From the implementation of GST to the possibility of decriminalization, how does it affect businesses?

The implementation of the Goods and Services Tax (GST) five years ago was a game changer that intended to automate the whole tax collecting and administration process. It was put in place to unify taxing on the supply of goods and services by combining 17 principal taxes and 13 cesses. The GST was primarily intended to make taxes systems more transparent, easier to monitor and manage and expedite the registration and compliance reporting processes.

The regulatory framework before the implementation of GST

Before the introduction of GST, indirect taxes were classified into various categories, including several central taxes such as Central Excise, Service Tax, Central Sales Tax, and so on, as well as state-specific taxes such as VAT, Entry Taxes, and so on. While establishing a complicated regulatory system, also resulted in high penalties and catastrophic repercussions for noncompliance. For example, noncompliance with the Central Excise Act resulted in severe punitive measures, including monetary and criminal penalties such as incarceration for three to seven years. Simultaneously, regulators may file criminal charges if a business’s possession of goods listed in Schedule II, such as tobacco, pan masala, rubber tires, and so on, exceeds the prescribed limit. Other situations that could result in harsh penalties included the assessee evading tax liability or taking false credit for duty. Because many compliances were interrelated, firms’ compliance duties became complicated.

Under GST, criminalization is prohibited.

In terms of tax compliance, Section 122 of Chapter XIX of the CGST Act lists 21 offenses that may contribute to tax evasion directly or indirectly and can result in a penalty equal to the amount of tax evaded by the assessee. Another section on return and statistical data submission specify maximum penalties of Rs. 5,000 and Rs. 25,000, respectively. Again, Section 132 lists approximately 11 offenses that may result in criminal proceedings. Among them are the following:

  • Intentional distribution of goods or services without an invoice to avoid paying taxes
  • Issuing an invoice without delivering goods or services, resulting in the misapplication of input tax credits or tax refunds
  • Input tax credit claimed on the above-mentioned invoice or fraudulent input tax credit claimed on an unrelated invoice
  • Tax is collected but not remitted to the government within three months.
  • Falsifies or alters financial data on purpose, or establishes fictional accounts to avoid paying taxes
  • Any criminal attempt to commit or hide a crime

In some cases, an assessee may face imprisonment and a punishment proportionate to the amount of tax avoided, input tax credit incorrectly claimed, or refund incorrectly claimed.

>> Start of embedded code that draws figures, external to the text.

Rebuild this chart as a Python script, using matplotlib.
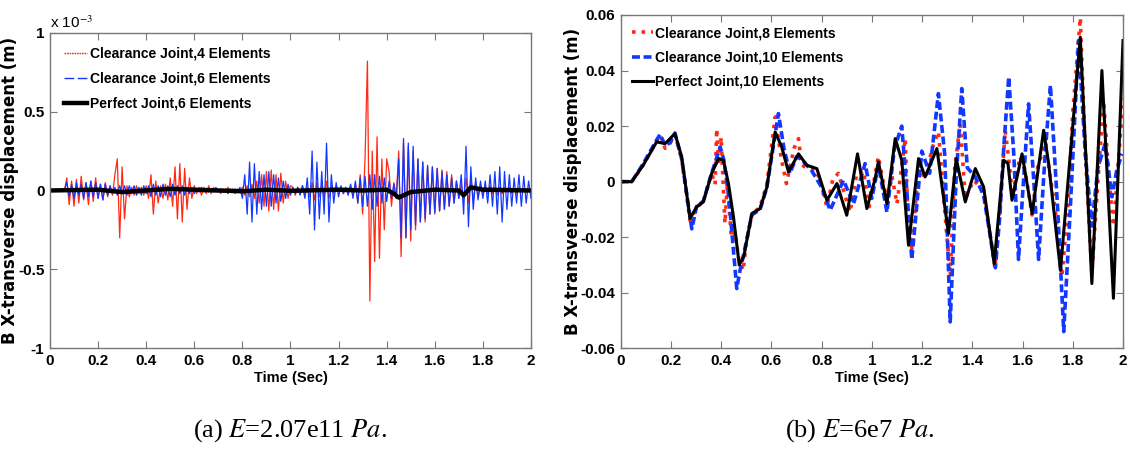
import numpy as np
import matplotlib.pyplot as plt
from matplotlib.lines import Line2D
from matplotlib.ticker import FormatStrFormatter

plt.rcParams['font.family'] = ['Liberation Sans', 'DejaVu Sans']
plt.rcParams['mathtext.fontset'] = 'stix'

# ---- (a) E=2.07e11 Pa, values in 1e-3 m, sampled every 0.01 s ----
t_a = np.arange(201) * 0.01

red_a = [0, 0, 0, 0, 0, 0, 0,
         0.08, -0.09, 0.06, -0.1, 0.07, -0.08, 0.09, -0.06, 0.05, -0.09, 0.06, -0.07, 0.08, -0.05, 0.04, -0.06, 0.05, -0.04, 0.03,
         -0.03, 0.1, 0.2, -0.3, 0.15, -0.18,
         0.03, -0.04, 0.02, -0.03, 0.03, -0.02, 0.02, -0.03, 0.03, -0.05,
         0.1, -0.15, 0.06, -0.08,
         0.03, -0.05, 0.04, -0.06, 0.08, -0.1,
         0.15, -0.18, 0.17, -0.2, 0.14, -0.12, 0.08,
         -0.05, 0.03, -0.02, 0.02, -0.03, 0.02, -0.02, 0.03, -0.02, 0.02, -0.01, 0.01, -0.02, 0.01, -0.01, 0.02, -0.01, 0.01, -0.02, 0.01,
         -0.01, 0.02, -0.03, 0.03, -0.04, 0.04, -0.05, 0.06, -0.08, 0.1, -0.1, 0.12, -0.13, 0.13, -0.12, 0.1, -0.13, 0.11, -0.08, 0.06, -0.05, 0.03,
         0.02, -0.03, 0.02, -0.02, 0.03, -0.03, 0.02, -0.04, 0.05, -0.06, 0.05, -0.04, 0.04, -0.05, 0.06, -0.05, 0.03, -0.02, 0.01, -0.01, 0.01, -0.02, 0.02, -0.02, 0.03, -0.03, 0.04,
         -0.08, 0.1, -0.15, 0.2, 0.82, -0.7, 0.25, -0.45, 0.34, -0.43, 0.2, -0.25, 0.2,
         0.12, -0.1, 0.05, -0.05,
         0.25, -0.42, 0.3, -0.3, 0.28, -0.32, 0.25, -0.25, 0.2, -0.2, 0.18, -0.2, 0.15, -0.15, 0.15, -0.15, 0.14, -0.13, 0.13, -0.12, 0.12, -0.1, 0.1, -0.08, 0.06, -0.05,
         0.04, -0.06, 0.08, -0.08, 0.08, -0.06, 0.05, -0.04, 0.03, -0.03,
         0.02, -0.02, 0.03, -0.02, 0.02, -0.03, 0.02, -0.02, 0.02, -0.01, 0.02, -0.02, 0.01, -0.02, 0.02, -0.01, 0.01, -0.01, 0.01, 0.0]

blue_a = [0, 0, 0, 0, 0, 0, 0,
          0.05, -0.04, 0.04, -0.05, 0.05, -0.03, 0.04, -0.05, 0.05, -0.04, 0.06, -0.04, 0.05, -0.05, 0.04, -0.06, 0.04, -0.03, 0.03,
          -0.02, 0.02, -0.03, 0.03, -0.02, 0.03, -0.03, 0.03, -0.02, 0.03, -0.03, 0.02, -0.03, 0.03, -0.02, 0.03, -0.04, 0.04, -0.03, 0.03,
          -0.04, 0.04, -0.03, 0.03, -0.04, 0.04, -0.03, 0.03, -0.02, 0.03, -0.03, 0.02, -0.02, 0.02,
          -0.02, 0.01, -0.01, 0.02, -0.01, 0.01, -0.01, 0.01, -0.01, 0.02, -0.01, 0.01, -0.01, 0.01, -0.02, 0.01, -0.01, 0.01, -0.01, 0.02,
          -0.05, 0.1, -0.15, 0.18, -0.2, 0.17, -0.15, 0.12, -0.12, 0.1, -0.1, 0.12, -0.1, 0.1, -0.08, 0.08, -0.07, 0.06, -0.05, 0.04, -0.03, 0.02,
          -0.02, 0.02, -0.03, 0.03, -0.05, 0.08, -0.15, 0.25, -0.25, 0.18, -0.18, 0.12, -0.15, 0.3, -0.2, 0.1, -0.08, 0.05, -0.04, 0.03, -0.02, 0.02, -0.03, 0.04,
          -0.05, 0.06, -0.08, 0.08, -0.1, 0.09, -0.1, 0.1, -0.12, 0.1, -0.1, 0.09, -0.08, 0.08, -0.07, 0.06, -0.05, 0.04, -0.05,
          0.2, -0.3, 0.33, -0.3, 0.3, -0.25, 0.28, -0.22, 0.2, -0.2, 0.18, -0.18, 0.16, -0.15, 0.15, -0.14, 0.14, -0.13, 0.12, -0.12, 0.1, -0.1, 0.08, -0.08, 0.06, -0.05,
          0.1, -0.15, 0.28, -0.23, 0.15, -0.12, 0.08, -0.06, 0.06, -0.05,
          0.06, -0.08, 0.1, -0.1, 0.12, -0.15, 0.15, -0.2, 0.12, -0.12, 0.1, -0.1, 0.08, -0.08, 0.1, -0.1, 0.09, -0.08, 0.06, -0.05]

t_black_a = [0, 0.2, 0.3, 0.5, 0.6, 0.8, 0.9, 1.0, 1.2, 1.3, 1.4, 1.43, 1.45, 1.5, 1.6, 1.7, 1.72, 1.75, 1.8, 2.0]
black_a = [0, 0.005, -0.01, 0.01, 0.005, -0.005, 0.005, -0.002, 0.005, 0, 0.005, -0.02, -0.045, -0.01, 0.005, 0, -0.03, 0.02, 0.005, 0]

# ---- (b) E=6e7 Pa, values in m ----
t_red_b = [0, 0.044, 0.09, 0.143, 0.157, 0.177, 0.196, 0.216, 0.243, 0.276,
           0.302, 0.329, 0.362, 0.376, 0.382, 0.39, 0.40, 0.41, 0.415, 0.425,
           0.44, 0.455, 0.47, 0.488, 0.50, 0.522, 0.555, 0.582, 0.615, 0.64,
           0.66, 0.69, 0.708, 0.72, 0.741, 0.781, 0.821, 0.845, 0.867, 0.913,
           0.94, 0.966, 0.99, 1.026, 1.06, 1.08, 1.10, 1.133, 1.146, 1.16,
           1.186, 1.212, 1.24, 1.265, 1.29, 1.312, 1.33, 1.352, 1.372, 1.405,
           1.445, 1.49, 1.51, 1.531, 1.545, 1.56, 1.59, 1.61, 1.638, 1.66,
           1.684, 1.70, 1.73, 1.757, 1.78, 1.80, 1.83, 1.85, 1.876, 1.90,
           1.923, 1.945, 1.962, 1.98, 2.0]
red_b = [0, 0, 0.006, 0.0145, 0.0167, 0.012, 0.0137, 0.017, 0.008, -0.014,
         -0.0095, -0.007, 0.003, -0.001, 0.019, 0.006, 0.016, -0.005, -0.015, 0.0,
         -0.02, -0.018, -0.028, -0.032, -0.022, -0.012, -0.009, -0.001, 0.0233, 0.008,
         -0.0007, 0.012, 0.0155, 0.006, 0.005, 0.004, -0.009, 0.001, 0.003, -0.011,
         0.003, 0.004, -0.009, 0.009, -0.007, 0.002, -0.008, 0.0155, -0.02, -0.024,
         0.006, 0.001, 0.012, 0.018, -0.01, -0.034, 0.005, 0.0209, -0.006, 0.0005,
         -0.003, -0.031, -0.01, 0.0185, 0.008, -0.005, 0.009, 0.004, -0.012, 0.005,
         0.012, 0.008, -0.01, -0.034, -0.01, 0.025, 0.059, 0.01, -0.033, 0.0,
         0.029, 0.0, -0.016, 0.005, 0.030]

t_blue_b = [0, 0.044, 0.09, 0.143, 0.157, 0.177, 0.196, 0.216, 0.243, 0.283,
            0.302, 0.329, 0.362, 0.396, 0.41, 0.43, 0.462, 0.475, 0.49, 0.522,
            0.555, 0.582, 0.628, 0.65, 0.674, 0.70, 0.72, 0.76, 0.80, 0.834,
            0.887, 0.927, 0.973, 1.0, 1.026, 1.06, 1.09, 1.119, 1.135, 1.159,
            1.199, 1.23, 1.265, 1.29, 1.312, 1.335, 1.358, 1.38, 1.41, 1.445,
            1.492, 1.51, 1.525, 1.545, 1.565, 1.584, 1.60, 1.624, 1.645, 1.664,
            1.69, 1.711, 1.74, 1.764, 1.79, 1.823, 1.85, 1.876, 1.90, 1.929,
            1.956, 1.975, 1.996]
blue_b = [0, 0, 0.0065, 0.015, 0.017, 0.013, 0.014, 0.0175, 0.008, -0.017,
          -0.009, -0.007, 0.003, 0.0125, 0.008, -0.005, -0.0385, -0.032, -0.026, -0.012,
          -0.010, -0.002, 0.0245, 0.012, 0.003, 0.009, 0.008, 0.004, -0.002, -0.0103,
          0.0005, -0.008, 0.0065, -0.006, 0.006, -0.011, 0.012, 0.020, 0.002, -0.028,
          0.011, 0.003, 0.0317, 0.01, -0.0505, 0.0, 0.0335, 0.005, 0.002, -0.005,
          -0.031, -0.012, 0.012, 0.0377, 0.01, -0.028, -0.005, 0.028, 0.0, -0.028,
          0.01, 0.0347, -0.01, -0.054, -0.01, 0.0508, 0.01, -0.016, 0.005, 0.0137,
          -0.0055, 0.004, 0.010]

t_black_b = [0, 0.044, 0.09, 0.143, 0.177, 0.216, 0.243, 0.276, 0.302, 0.329,
             0.362, 0.389, 0.409, 0.429, 0.449, 0.472, 0.49, 0.522, 0.555, 0.582,
             0.615, 0.641, 0.668, 0.708, 0.741, 0.781, 0.821, 0.861, 0.90, 0.943,
             0.98, 1.013, 1.026, 1.06, 1.093, 1.119, 1.146, 1.186, 1.212, 1.259,
             1.305, 1.336, 1.372, 1.412, 1.445, 1.487, 1.525, 1.542, 1.558, 1.598,
             1.638, 1.684, 1.704, 1.751, 1.83, 1.876, 1.916, 1.962, 2.0]
black_b = [0, 0, 0.006, 0.0143, 0.0137, 0.0173, 0.0089, -0.0133, -0.0091, -0.0073,
           0.0029, 0.0083, 0.0077, -0.0007, -0.0127, -0.030, -0.027, -0.0115, -0.0097, -0.002,
           0.0179, 0.0125, 0.0035, 0.010, 0.0059, 0.0047, -0.0067, -0.0007, -0.0121, 0.010,
           -0.0097, 0.001, 0.0071, -0.0079, 0.0155, 0.0077, -0.0229, 0.0083, 0.0017, 0.0119,
           -0.0187, 0.0083, -0.0073, 0.0047, -0.0019, -0.0295, 0.0077, 0.0065, -0.0067, 0.010,
           -0.0115, 0.0185, 0.0065, -0.0319, 0.052, -0.0367, 0.040, -0.042, 0.0508]

RED = '#ff2a14'
BLUE = '#1238ff'
SPINE = '#777777'


def style_axes(ax, ylab_x):
    for s in ax.spines.values():
        s.set_color(SPINE)
        s.set_linewidth(1.0)
    ax.tick_params(direction='in', top=True, right=True, length=5, color=SPINE,
                   labelsize=11, labelcolor='black', pad=4)
    ax.set_xlim(0, 2)
    ax.set_xticks(np.arange(0, 2.01, 0.2))
    ax.xaxis.set_major_formatter(FormatStrFormatter('%g'))
    ax.yaxis.set_major_formatter(FormatStrFormatter('%g'))
    for lab in ax.get_xticklabels() + ax.get_yticklabels():
        lab.set_fontweight('bold')
    ax.set_xlabel('Time (Sec)', fontsize=10.5, fontweight='bold', labelpad=2)
    ax.set_ylabel('B X-transverse displacement (m)', fontsize=12, fontweight='bold',
                  family=['DejaVu Sans'])
    ax.yaxis.set_label_coords(ylab_x, 0.5)


fig = plt.figure(figsize=(11.3, 4.61), dpi=100)

ax1 = fig.add_axes([0.0442, 0.2445, 0.4257, 0.6846])
# dense traces drawn solid; legend keys keep the dotted / dashed styles
ax1.plot(t_a, red_a, '-', color=RED, lw=0.9)
ax1.plot(t_a, blue_a, '-', color=BLUE, lw=0.9)
ax1.plot(t_black_a, black_a, '-', color='black', lw=3.2)
ax1.set_ylim(-1, 1)
ax1.set_yticks([-1, -0.5, 0, 0.5, 1])
style_axes(ax1, -0.064)
ax1.text(0.0, 1.005, 'x 10$^{-3}$', transform=ax1.transAxes, fontsize=11, ha='left', va='bottom')
keys_a = [Line2D([], [], color=RED, lw=1.0, dashes=(1.2, 0.6)),
          Line2D([], [], color=BLUE, lw=1.0, dashes=(7, 2.5)),
          Line2D([], [], color='black', lw=3.2)]
ax1.legend(keys_a, ['Clearance Joint,4 Elements', 'Clearance Joint,6 Elements', 'Perfect Joint,6 Elements'],
           loc='upper left', frameon=False, prop={'size': 10, 'weight': 'bold'}, handlelength=1.7,
           handletextpad=0.2, labelspacing=0.8, borderaxespad=0.6)

ax2 = fig.add_axes([0.5493, 0.2445, 0.4445, 0.723])
ax2.plot(t_red_b, red_b, ':', color=RED, lw=2.6, label='Clearance Joint,8 Elements')
ax2.plot(t_blue_b, blue_b, '--', color=BLUE, lw=2.6, dashes=(2.2, 1), label='Clearance Joint,10 Elements')
ax2.plot(t_black_b, black_b, '-', color='black', lw=2.2, label='Perfect Joint,10 Elements')
ax2.set_ylim(-0.06, 0.06)
ax2.set_yticks([-0.06, -0.04, -0.02, 0, 0.02, 0.04, 0.06])
style_axes(ax2, -0.077)
ax2.legend(loc='upper left', frameon=False, prop={'size': 10, 'weight': 'bold'}, handlelength=1.5,
           handletextpad=0.2, labelspacing=0.75, borderaxespad=0.4)

cap_font = ['Liberation Serif', 'DejaVu Serif']
fig.text(0.257, 0.065, '(a) $\\mathit{E}$=2.07e11 $\\mathit{Pa}$.', fontsize=19,
         ha='center', va='center', family=cap_font)
fig.text(0.761, 0.065, '(b) $\\mathit{E}$=6e7 $\\mathit{Pa}$.', fontsize=19,
         ha='center', va='center', family=cap_font)

plt.savefig('out.png', dpi=100)
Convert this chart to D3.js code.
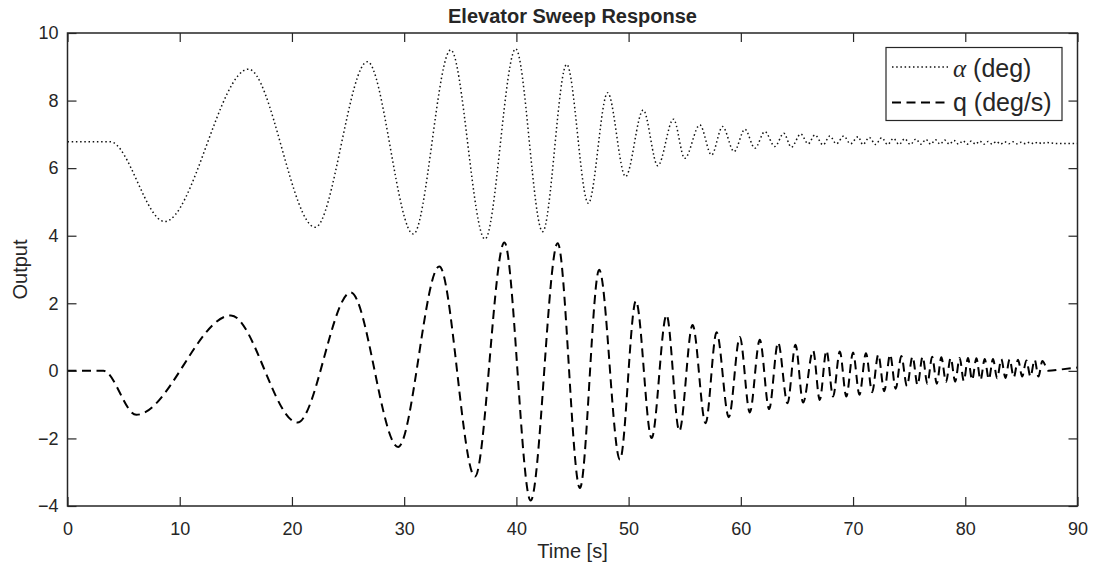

If the value surpasses Rs. 5 crores, the penalty may be increased to five years, and if it exceeds Rs. 2 crores, the term may be reduced to three years. In addition, if the value exceeds Rs. 1 crore, the one-year sentence can be extended.

The scope of criminality for noncompliance with the GST Act has been rationalized.

While some pre-GST tax regimes (such as Service tax and VAT) had minimal or no criminal provisions and a greater emphasis on penal provisions, the Central Excise Act outlined stiffer criminal provisions with jail terms ranging from three to seven years and higher penal provisions that could range between 10-50% of the tax evasion amount. These laws were also made applicable to offenses such as possessing certain things over the permissible limit, dealing with certain confiscable products, neglecting to provide the necessary information, and so on.

The GST Act connected the criminal provisions to the assessee’s purpose (i.e. willful or fraudulent duty evasion) and linked the Jail Term to “Quantum of tax evaded/input tax credit wrongly availed/refund wrongly taken,” i.e., the greater the value of tax evasion, the longer the jail term to be given.

Impact of planned GST decriminalization on enterprises

The Indian government intends to begin one of the most significant revisions to the GST laws after nearly five years of implementation. This initiative is in line with improving the ease of doing business for small businesses by distinguishing between minor violations and deliberate duty evasion. The proposal is likely to raise the minimum threshold for starting criminal proceedings and to review the current compounding regulations.

According to the proposed modifications, the threshold for initiating criminal proceedings would be raised to Rs 20 crore. Currently, evasion of Rs 5 crore in GST might result in a five-year prison term. The proposal is to reduce the prison sentence in cases where the value of tax evasion does not exceed the specified amount. Furthermore, the updated laws are expected to remove the provision allowing for the attachment of the assessee’s property if tax evasion does not exceed the new threshold limitations.


The potential GST decriminalization will differentiate between minor and willful violators, reducing the number of hash penalties borne by small businesses for minor and unintentional offenses. Several government initiatives have been launched in recent years to improve the ease of doing business in India. One of the most visible is the effort to decriminalize laws, rules, and regulations that govern economic activity.